Posted by: Mike H on November 15, 2007 10:45 AM
37. Whereas I am no fan of the WIAA and their arbitrary and capricious ways when it comes to determining eligibility, they are quite consistent in applying the prescribed penalty for use of an ineligible player, to wit: forfeiture. Every year, teams that have used ineligible players end up forfeiting some or all of their games. Occasionally this will happen on the eve of the playoffs. ATM wasn't the first and won't be the last, but they certainly weren't being punished for their prior success. They were simply being treated the same as all other WIAA member teams.

Posted by: tim on November 15, 2007 12:03 PM
38. The WIAA can't win... How long ago was it that they dealt with Chief Sealth girls basketball??? Maybe they learned a lesson there and decided to enforce the rule as written before they got burned again. Every school knows what happens when you use in-eligible players. It is the schools responsibility to make sure all players are (legally) eligible prior to participating in sports. While I commend AM for coming forth on there own and not waiting to get "caught", this isn't the WIAA's problem. Had AM continued on in the playoffs, how "fair" would it be to every team that they eliminated from the playoffs?

Posted by: df on November 16, 2007 10:59 AM
39. df - Should there be different punishments for the cause of ineligibilty, or should any ineligibility always be punished the same way?

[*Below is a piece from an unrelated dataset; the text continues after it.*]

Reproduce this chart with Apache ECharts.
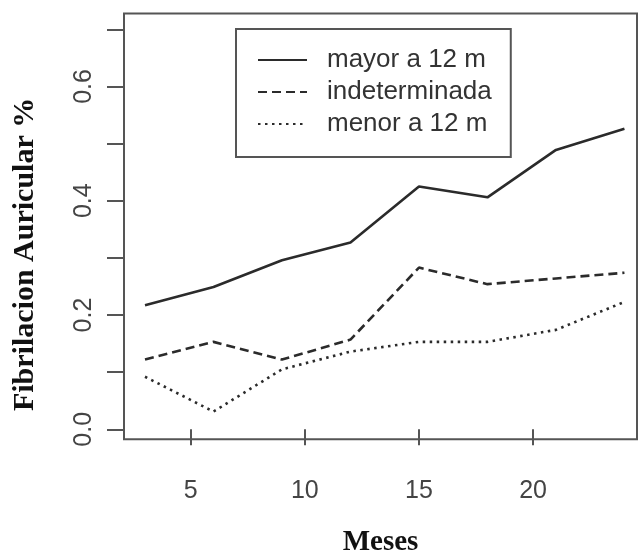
<!DOCTYPE html>
<html>
<head>
<meta charset="utf-8">
<script src="https://cdn.jsdelivr.net/npm/echarts@6/dist/echarts.min.js"></script>
<style>
  html, body { margin: 0; padding: 0; background: #fff; }
  #chart { width: 638px; height: 554px; }
</style>
</head>
<body>
<div id="chart"></div>
<script>
  // datos
  const meses = [3, 6, 9, 12, 15, 18, 21, 24];
  const mayor = [0.217, 0.249, 0.296, 0.327, 0.425, 0.406, 0.489, 0.526];
  const indeterminada = [0.122, 0.153, 0.122, 0.157, 0.283, 0.254, 0.264, 0.274];
  const menor = [0.092, 0.031, 0.105, 0.136, 0.153, 0.153, 0.174, 0.223];
  const xTicks = [5, 10, 15, 20];
  const yTicks = [0, 0.1, 0.2, 0.3, 0.4, 0.5, 0.6, 0.7];
  const yLabels = [0, 0.2, 0.4, 0.6];
  const nombres = ['mayor a 12 m', 'indeterminada', 'menor a 12 m'];

  function pares(vals) {
    return meses.map((m, i) => [m, vals[i]]);
  }

  const gris = '#555';
  const sans = 'Liberation Sans';
  const serif = 'Liberation Serif';

  const chart = echarts.init(document.getElementById('chart'));
  chart.setOption({
    animation: false,
    grid: {
      show: true,
      left: 124, top: 13.5, right: 1, bottom: 114.7,
      borderColor: gris, borderWidth: 2,
      containLabel: false,
      outerBoundsMode: 'none'
    },
    legend: {
      orient: 'vertical',
      left: 236, top: 29,
      padding: [18, 19, 20, 21],
      borderColor: gris, borderWidth: 2,
      itemWidth: 49, itemHeight: 14, itemGap: 6,
      itemStyle: { opacity: 0 },
      data: nombres,
      textStyle: {
        fontFamily: sans, fontSize: 26, color: '#333',
        lineHeight: 26, padding: [0, 0, 0, 15]
      }
    },
    xAxis: {
      type: 'value',
      min: 2.08, max: 24.55,
      name: 'Meses',
      nameLocation: 'middle',
      nameGap: 89,
      nameTextStyle: { fontFamily: serif, fontWeight: 'bold', fontSize: 29, color: '#111' },
      axisLine: { show: false },
      splitLine: { show: false },
      axisTick: { show: true, length: 16, customValues: xTicks, lineStyle: { color: gris, width: 2 } },
      axisLabel: {
        customValues: xTicks, margin: 39,
        fontFamily: sans, fontSize: 25, color: '#444'
      }
    },
    yAxis: {
      type: 'value',
      min: -0.0175, max: 0.7277,
      name: 'Fibrilacion Auricular %',
      nameLocation: 'middle',
      nameGap: 84,
      nameTextStyle: {
        fontFamily: serif, fontWeight: 'bold', fontSize: 30, color: '#111',
        padding: [0, 56, 0, 0]
      },
      axisLine: { show: false },
      splitLine: { show: false },
      axisTick: { show: true, length: 17, customValues: yTicks, lineStyle: { color: gris, width: 2 } },
      axisLabel: {
        customValues: yLabels, rotate: 90, margin: 27,
        fontFamily: sans, fontSize: 25, color: '#444',
        formatter: v => v.toFixed(1)
      }
    },
    series: [
      {
        name: nombres[0], type: 'line', data: pares(mayor),
        symbol: 'none', color: '#2b2b2b',
        lineStyle: { color: '#2b2b2b', width: 2.6, type: 'solid' }
      },
      {
        name: nombres[1], type: 'line', data: pares(indeterminada),
        symbol: 'none', color: '#2b2b2b',
        lineStyle: { color: '#2b2b2b', width: 2.6, type: [9, 5] }
      },
      {
        name: nombres[2], type: 'line', data: pares(menor),
        symbol: 'none', color: '#2b2b2b',
        lineStyle: { color: '#2b2b2b', width: 2.6, type: [2.5, 4.5] }
      }
    ]
  });
</script>
</body>
</html>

Should a self-reported inadvertant paperwork issue, quickly, easily, and "legally" correctable, have a less severe sanction than intentional actions designed to benefit a team by circumventing and hiding the rules infractions?

Should the destruction of a whole season, and dozens of eligible players, be the first recourse or the last?

All student-athletes, especially those that have done everything required of them by WIAA rules, should be able to expect better treatment from the WIAA.

I hope that through this latest episode the WIAA has finally learned that they need to add common sense to their rulebook and that they are reminded that they are there to promote and lift up the student athletes, not tear them down and destroy them.